Theologin Sattler beklagt "Stillstand in der Ökumene"
Die Ökumene erlebt nach Ansicht der katholischen Theologin Dorothea Sattler einen "Stillstand, der nicht sein müsste". Zwar gebe es heute einerseits ein breites Bewusstsein und eine Wertschätzung, "dass wir nur in der Gemeinschaft aller Christen die Fülle der Gaben Gottes schauen", sagte die Münsteraner Theologin im Interview der Zeitschrift "Christ in der Gegenwart". Zugleich nehme sie Polarisierungen innerhalb der Konfessionsgemeinschaften wahr, etwa zum Umgang mit Frauen oder gleichgeschlechtlichen Partnerschaften. Da das Interview vorher geführt wurde, geht Sattler nicht auf die aktuelle Debatte um Suizidbeihilfe ein. Sattler (58) leitet das Institut für Ökumene und Dogmatik an der Universität Münster.
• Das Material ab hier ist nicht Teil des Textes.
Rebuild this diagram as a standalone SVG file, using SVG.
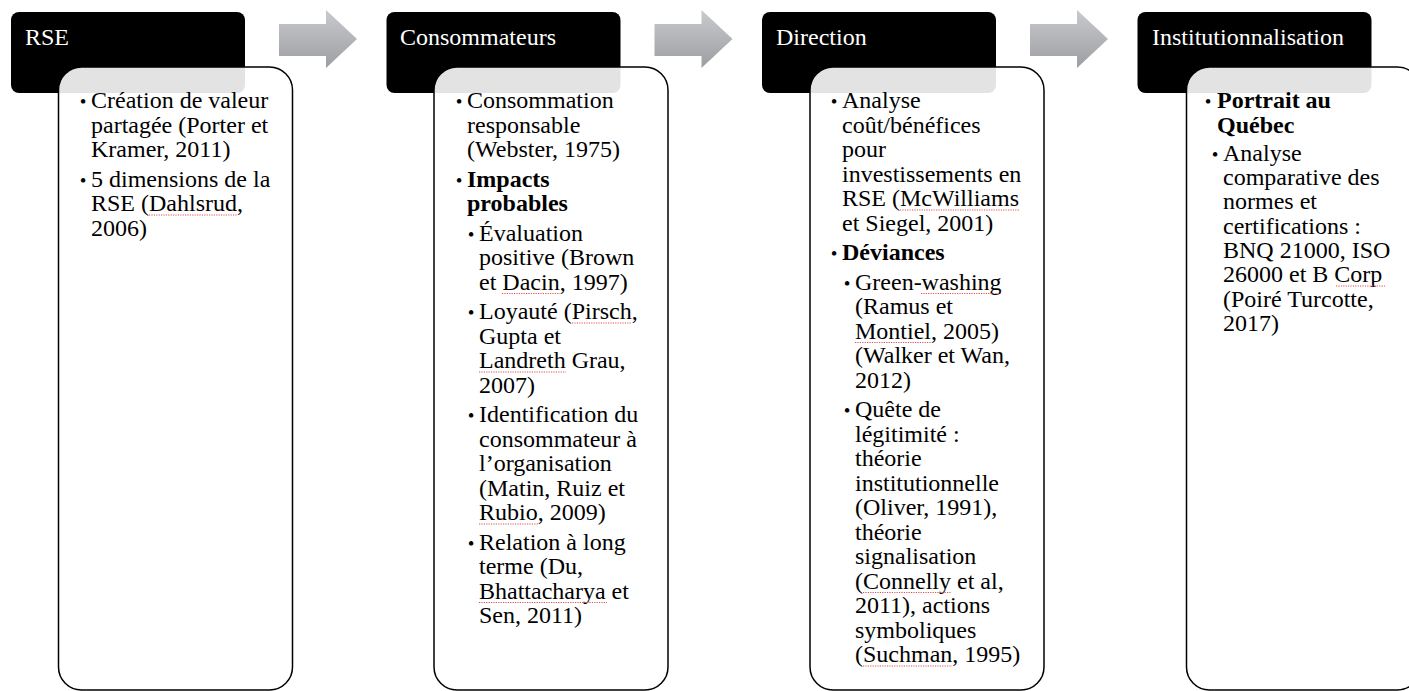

Die Theologin kritisierte, auf römisch-katholischer Seite gebe es derzeit "wenig Bereitschaft, die Erkenntnisse der Theologie aufzunehmen. Stattdessen zieht man sich auf Positionen zurück, von denen man seit Jahren weiß, dass sie nicht mehr haltbar sind, beispielsweise bei der Frage der Apostolischen Sukzession im Amt.
Sie verwies auch auf die Einwände des Vatikan zum Papier "Gemeinsam am Tisch des Herrn" des Ökumenischen Arbeitskreises evangelischer und katholischer Theologen. Die Theologen sprechen sich darin für eine wechselseitige Teilnahme an Eucharistie- und Abendmahlsfeiern der jeweils anderen Konfession aus. Die Absage des Vatikan dazu zeige, dass es "noch großer Anstrengungen in der Aufnahme ökumenischer Erkenntnisse" bedürfe, so Sattler. Vergangene Woche hatte der Vorsitzende der Ökumenekommission der Deutschen Bischofskonferenz, Bischof Gerhard Feige, betont, er halte die Debatte um eine Mahlgemeinschaft von Katholiken und Protestanten weiterhin für offen. Zwar erwarte er in dieser Frage im neuen Jahr "nicht unbedingt" offizielle Entscheidungen. "Aber wir lassen bei der Frage nicht locker", so Feige wörtlich.
Exkommunikation Luthers: "Die gesamte Geschichte erzählen"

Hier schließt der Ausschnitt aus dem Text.